Though obviously an absurd proposition, as a mental exercise it helps illuminate what I call the Central Paradox of Indexing: if investors index because markets are efficient but widespread indexing causes markets to become less efficient, then at what point does indexing become self-defeating?
We don’t pretend to know the answer, and pose the question here primarily in hopes of soliciting feedback from the community. For what it’s worth, our hunch is that the trade-off isn’t linear but rather geometric, whereby with indexers in the minority there is probably little effect on efficiency (as it were) but as indexers become more dominate the “penalty” to efficiency increases more quickly.
But back to the “monsters in the making” comments about ETFs. To blame ETFs for the market’s ills has a whiff of elitism about it in our opinion. For decades many academics and investing professionals alike have encouraged the investing public to accept market returns. Now that ETFs have helped democratize that process some are complaining that they are ruining the market.

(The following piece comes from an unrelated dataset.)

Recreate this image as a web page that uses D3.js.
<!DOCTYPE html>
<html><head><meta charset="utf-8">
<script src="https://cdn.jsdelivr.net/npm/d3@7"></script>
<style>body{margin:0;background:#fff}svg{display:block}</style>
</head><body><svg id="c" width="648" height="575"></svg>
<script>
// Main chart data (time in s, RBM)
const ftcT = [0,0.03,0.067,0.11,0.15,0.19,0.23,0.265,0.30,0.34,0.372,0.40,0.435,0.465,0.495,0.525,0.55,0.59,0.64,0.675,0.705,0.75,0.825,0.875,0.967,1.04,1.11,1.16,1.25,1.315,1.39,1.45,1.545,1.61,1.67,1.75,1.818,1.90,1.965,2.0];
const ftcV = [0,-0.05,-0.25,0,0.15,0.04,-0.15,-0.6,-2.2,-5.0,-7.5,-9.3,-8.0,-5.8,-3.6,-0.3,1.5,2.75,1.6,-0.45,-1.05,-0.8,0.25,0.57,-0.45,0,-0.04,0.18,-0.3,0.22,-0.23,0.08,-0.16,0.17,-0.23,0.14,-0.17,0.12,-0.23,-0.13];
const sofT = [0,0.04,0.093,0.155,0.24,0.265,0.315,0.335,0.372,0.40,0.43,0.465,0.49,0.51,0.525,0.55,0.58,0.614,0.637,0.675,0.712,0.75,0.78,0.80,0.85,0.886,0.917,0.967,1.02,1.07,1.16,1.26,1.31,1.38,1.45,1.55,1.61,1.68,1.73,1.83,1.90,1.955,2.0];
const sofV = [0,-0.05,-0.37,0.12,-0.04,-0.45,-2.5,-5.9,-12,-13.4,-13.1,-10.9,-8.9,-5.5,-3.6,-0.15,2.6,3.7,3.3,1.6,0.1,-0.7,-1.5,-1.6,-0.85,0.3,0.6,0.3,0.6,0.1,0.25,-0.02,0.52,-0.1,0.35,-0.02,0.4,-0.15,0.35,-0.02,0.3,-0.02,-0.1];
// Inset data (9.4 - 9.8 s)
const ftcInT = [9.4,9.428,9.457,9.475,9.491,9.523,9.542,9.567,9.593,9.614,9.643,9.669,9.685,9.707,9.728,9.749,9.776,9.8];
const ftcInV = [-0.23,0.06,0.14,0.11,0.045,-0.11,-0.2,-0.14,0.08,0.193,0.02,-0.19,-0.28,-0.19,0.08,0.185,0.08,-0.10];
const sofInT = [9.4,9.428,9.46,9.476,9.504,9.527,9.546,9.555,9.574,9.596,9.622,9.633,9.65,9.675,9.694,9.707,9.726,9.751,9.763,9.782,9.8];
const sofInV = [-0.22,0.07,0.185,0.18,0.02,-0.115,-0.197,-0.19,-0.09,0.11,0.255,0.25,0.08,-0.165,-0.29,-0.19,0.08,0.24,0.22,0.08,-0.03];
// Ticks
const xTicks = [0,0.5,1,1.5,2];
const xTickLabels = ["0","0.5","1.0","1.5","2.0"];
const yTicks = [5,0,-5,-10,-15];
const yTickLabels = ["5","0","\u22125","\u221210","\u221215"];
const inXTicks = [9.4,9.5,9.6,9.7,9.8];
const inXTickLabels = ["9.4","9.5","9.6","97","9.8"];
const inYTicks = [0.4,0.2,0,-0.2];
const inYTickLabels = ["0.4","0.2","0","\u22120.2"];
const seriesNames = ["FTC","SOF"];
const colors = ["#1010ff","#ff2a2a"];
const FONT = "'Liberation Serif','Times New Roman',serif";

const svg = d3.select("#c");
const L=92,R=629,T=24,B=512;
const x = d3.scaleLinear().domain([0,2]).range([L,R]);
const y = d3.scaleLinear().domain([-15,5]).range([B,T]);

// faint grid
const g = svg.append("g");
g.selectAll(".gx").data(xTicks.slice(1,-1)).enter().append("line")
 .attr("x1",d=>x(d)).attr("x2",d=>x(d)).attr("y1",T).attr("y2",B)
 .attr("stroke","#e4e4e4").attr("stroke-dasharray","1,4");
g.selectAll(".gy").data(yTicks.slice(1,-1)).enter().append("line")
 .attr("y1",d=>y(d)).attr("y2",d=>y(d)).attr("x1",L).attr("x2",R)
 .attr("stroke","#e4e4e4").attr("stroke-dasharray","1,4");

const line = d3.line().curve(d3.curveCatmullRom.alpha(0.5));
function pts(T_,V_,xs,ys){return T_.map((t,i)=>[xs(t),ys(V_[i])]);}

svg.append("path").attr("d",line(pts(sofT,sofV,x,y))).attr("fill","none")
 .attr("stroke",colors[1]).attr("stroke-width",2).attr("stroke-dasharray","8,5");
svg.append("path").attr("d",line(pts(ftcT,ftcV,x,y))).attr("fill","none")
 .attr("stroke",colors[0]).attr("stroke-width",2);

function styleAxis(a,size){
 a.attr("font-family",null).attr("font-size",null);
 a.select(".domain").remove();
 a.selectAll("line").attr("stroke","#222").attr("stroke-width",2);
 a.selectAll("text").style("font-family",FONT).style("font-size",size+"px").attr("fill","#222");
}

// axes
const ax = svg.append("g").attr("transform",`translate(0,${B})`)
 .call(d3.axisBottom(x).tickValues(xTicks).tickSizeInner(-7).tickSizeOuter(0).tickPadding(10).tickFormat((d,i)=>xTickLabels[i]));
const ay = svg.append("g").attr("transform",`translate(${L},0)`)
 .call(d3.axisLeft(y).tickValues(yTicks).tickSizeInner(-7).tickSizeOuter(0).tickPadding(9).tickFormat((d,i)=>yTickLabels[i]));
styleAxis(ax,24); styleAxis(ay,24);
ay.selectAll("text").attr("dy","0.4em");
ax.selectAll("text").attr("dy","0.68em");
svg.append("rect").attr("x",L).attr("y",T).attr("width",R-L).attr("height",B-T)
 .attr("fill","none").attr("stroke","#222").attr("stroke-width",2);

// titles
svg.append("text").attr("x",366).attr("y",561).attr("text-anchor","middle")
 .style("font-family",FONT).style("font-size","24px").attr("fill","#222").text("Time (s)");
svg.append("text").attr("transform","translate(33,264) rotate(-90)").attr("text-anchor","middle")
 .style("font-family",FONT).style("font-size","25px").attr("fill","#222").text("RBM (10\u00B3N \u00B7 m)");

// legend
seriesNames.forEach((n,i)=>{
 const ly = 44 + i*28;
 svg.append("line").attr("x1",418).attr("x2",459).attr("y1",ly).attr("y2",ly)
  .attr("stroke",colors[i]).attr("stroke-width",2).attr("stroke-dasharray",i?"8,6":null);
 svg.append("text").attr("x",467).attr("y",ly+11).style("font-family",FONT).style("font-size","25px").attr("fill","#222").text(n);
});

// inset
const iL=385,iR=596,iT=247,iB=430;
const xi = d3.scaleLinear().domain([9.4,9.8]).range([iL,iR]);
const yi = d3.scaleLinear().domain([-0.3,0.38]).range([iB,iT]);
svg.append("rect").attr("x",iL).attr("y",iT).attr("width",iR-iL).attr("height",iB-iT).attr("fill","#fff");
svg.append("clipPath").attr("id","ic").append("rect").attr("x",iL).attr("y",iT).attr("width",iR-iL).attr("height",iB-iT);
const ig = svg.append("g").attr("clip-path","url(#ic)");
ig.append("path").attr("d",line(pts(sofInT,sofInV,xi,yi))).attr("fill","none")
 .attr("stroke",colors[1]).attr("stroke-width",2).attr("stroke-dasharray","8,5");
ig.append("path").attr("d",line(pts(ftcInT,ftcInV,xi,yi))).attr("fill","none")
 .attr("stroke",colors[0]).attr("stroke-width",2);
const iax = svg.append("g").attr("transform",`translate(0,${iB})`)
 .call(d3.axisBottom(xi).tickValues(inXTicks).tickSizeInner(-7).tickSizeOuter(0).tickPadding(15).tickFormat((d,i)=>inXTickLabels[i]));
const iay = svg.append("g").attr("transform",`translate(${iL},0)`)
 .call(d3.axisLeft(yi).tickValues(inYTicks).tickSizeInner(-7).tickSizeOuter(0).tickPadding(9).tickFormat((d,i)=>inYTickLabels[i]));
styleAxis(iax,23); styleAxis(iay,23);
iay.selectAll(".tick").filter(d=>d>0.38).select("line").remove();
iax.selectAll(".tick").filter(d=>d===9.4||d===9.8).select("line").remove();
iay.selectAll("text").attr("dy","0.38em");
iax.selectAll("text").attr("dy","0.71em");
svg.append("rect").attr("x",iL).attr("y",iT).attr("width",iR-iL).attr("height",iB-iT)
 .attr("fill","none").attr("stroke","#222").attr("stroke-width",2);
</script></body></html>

As we see it, the problem — if there is one — may be self-correcting: highly inefficient markets would encourage investors out of index investments, and vice versa. And, obviously, fund investors of all stripes — indexers and non-indexers — are far from the only market participants.
The real advantage of ETFs in our view isn’t that they capture the returns of efficient markets, it is that they allow ordinary investors to efficiently allocate assets between markets (or segments thereof, like sectors) or even to own a version of the market more to their liking, such as with fundamentally-weighted ETFs.
Although no one on the program said this, I suspect that those who view ETFs as potential monsters might recommend in their next breath that the government protect us from them. No doubt there are investors — perhaps too many — who will wind up hurting themselves with ETFs. Like nail guns, they are a great tool unless you shoot yourself in the foot, but I wouldn’t want to have to build a portfolio without them.